BEGIN Stored data

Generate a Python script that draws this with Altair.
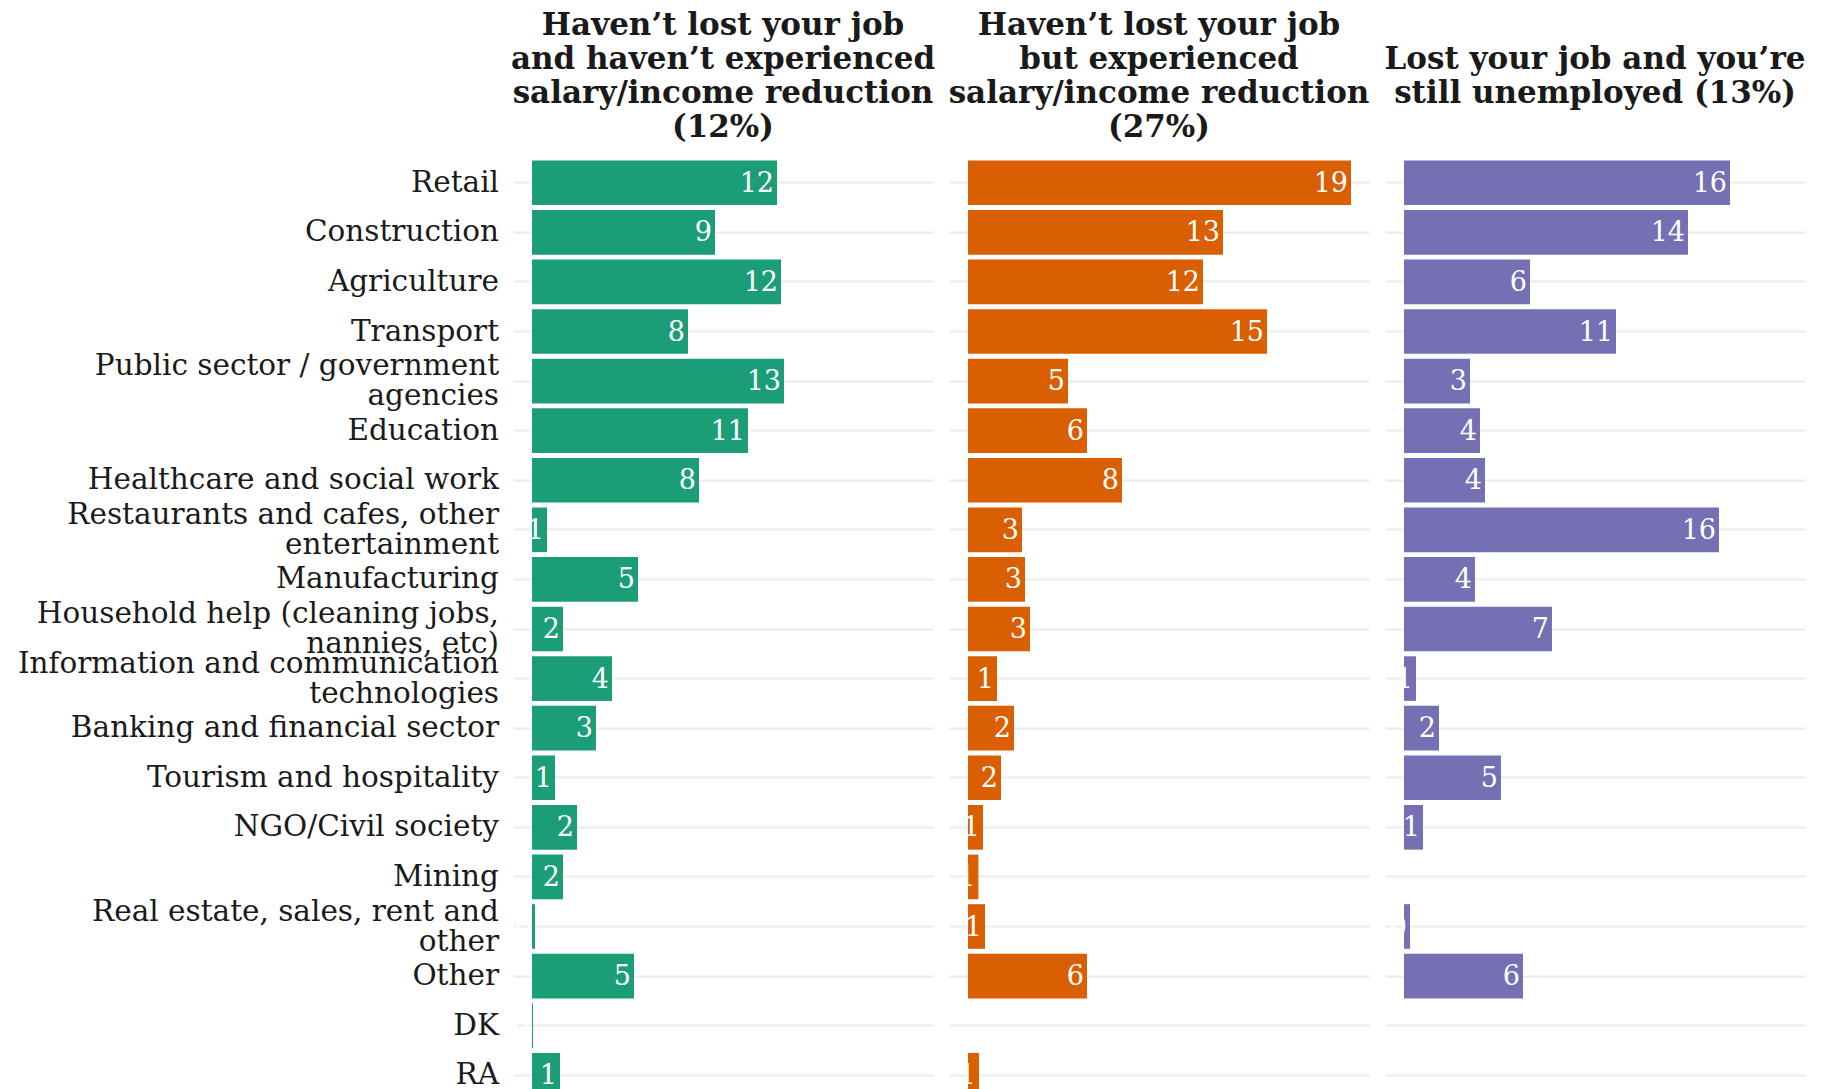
import altair as alt
import pandas as pd

categories = [
    "Retail",
    "Construction",
    "Agriculture",
    "Transport",
    "Public sector / government\nagencies",
    "Education",
    "Healthcare and social work",
    "Restaurants and cafes, other\nentertainment",
    "Manufacturing",
    "Household help (cleaning jobs,\nnannies, etc)",
    "Information and communication\ntechnologies",
    "Banking and financial sector",
    "Tourism and hospitality",
    "NGO/Civil society",
    "Mining",
    "Real estate, sales, rent and\nother",
    "Other",
    "DK",
    "RA",
]

not_lost_no_reduction = [12.25, 9.15, 12.45, 7.8, 12.6, 10.8, 8.35, 0.75, 5.3, 1.55,
                         4.0, 3.2, 1.15, 2.25, 1.55, 0.15, 5.1, 0.05, 1.4]
not_lost_reduction = [19.15, 12.75, 11.75, 14.95, 5.0, 5.95, 7.7, 2.7, 2.85, 3.1,
                      1.45, 2.3, 1.65, 0.75, 0.52, 0.85, 5.95, None, 0.55]
lost_unemployed = [16.3, 14.2, 6.3, 10.6, 3.3, 3.8, 4.05, 15.75, 3.55, 7.4,
                   0.6, 1.75, 4.85, 0.95, None, 0.3, 5.95, None, None]

titles = [
    ["Haven\u2019t lost your job", "and haven\u2019t experienced", "salary/income reduction", "(12%)"],
    ["Haven\u2019t lost your job", "but experienced", "salary/income reduction", "(27%)"],
    ["Lost your job and you\u2019re", "still unemployed (13%)"],
]
colors = ["#1B9E77", "#D95F02", "#7570B3"]
series = [not_lost_no_reduction, not_lost_reduction, lost_unemployed]

FONT = "DejaVu Serif"
PANEL_W = 420
PANEL_H = 952
LABEL_LH = 30


def panel(idx):
    vals = series[idx]
    df = pd.DataFrame({"category": categories, "value": vals}).dropna()
    base = alt.Chart(df)
    yaxis = alt.Axis(
        title=None, ticks=False, domain=False, grid=True, bandPosition=0.5,
        labels=False,
        minExtent=505 if idx == 0 else 0, maxExtent=505 if idx == 0 else 0,
        gridColor="#ebebeb", gridWidth=2,
    )
    y = alt.Y("category:N", sort=categories,
              scale=alt.Scale(domain=categories, paddingInner=0.1, paddingOuter=0.15),
              axis=yaxis)
    x = alt.X("value:Q", axis=None,
              scale=alt.Scale(domain=[-0.95, 20.05], nice=False, zero=False))
    bars = base.mark_bar(color=colors[idx]).encode(y=y, x=x, x2=alt.datum(0))
    text = base.mark_text(
        align="right", baseline="middle", dx=-3, dy=1, color="white",
        font=FONT, fontSize=27,
    ).encode(y=y, x=x, text=alt.Text("value:Q", format=".0f"))
    layers = [bars, text]
    if idx == 0:
        lab = pd.DataFrame({"category": categories})
        lab["lines"] = lab["category"].str.count("\n") + 1
        lab_base = alt.Chart(lab)
        for n in (1, 2):
            layers.append(
                lab_base.transform_filter(f"datum.lines == {n}").mark_text(
                    align="right", baseline="middle", font=FONT, fontSize=29.5,
                    color="#1a1a1a", lineBreak="\n", lineHeight=LABEL_LH,
                    dy=-(n - 1) * LABEL_LH / 2,
                ).encode(y=y, x=alt.value(-14), text="category:N")
            )
    offset = 9.5 if len(titles[idx]) == 4 else 43.5
    return alt.layer(*layers).properties(
        width=PANEL_W, height=PANEL_H,
        title=alt.TitleParams(
            text=titles[idx], font=FONT, fontSize=31, fontWeight="bold",
            lineHeight=34, anchor="middle", color="#1a1a1a", offset=offset,
        ),
    )


chart = alt.hconcat(panel(0), panel(1), panel(2), spacing=16, bounds="flush").properties(
    padding={"left": 0, "top": 1, "right": 0, "bottom": 0}
).configure_view(stroke=None)

chart.save("out.html", embed_options={"renderer": "svg", "actions": False})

END Stored data

*Required work*: Leave out the pictures, then repeat the listing above exactly from its first line to the line with "import pandas as pd", inclusive.

*Response*:
Generate a Python script that draws this with Altair.
import altair as alt
import pandas as pd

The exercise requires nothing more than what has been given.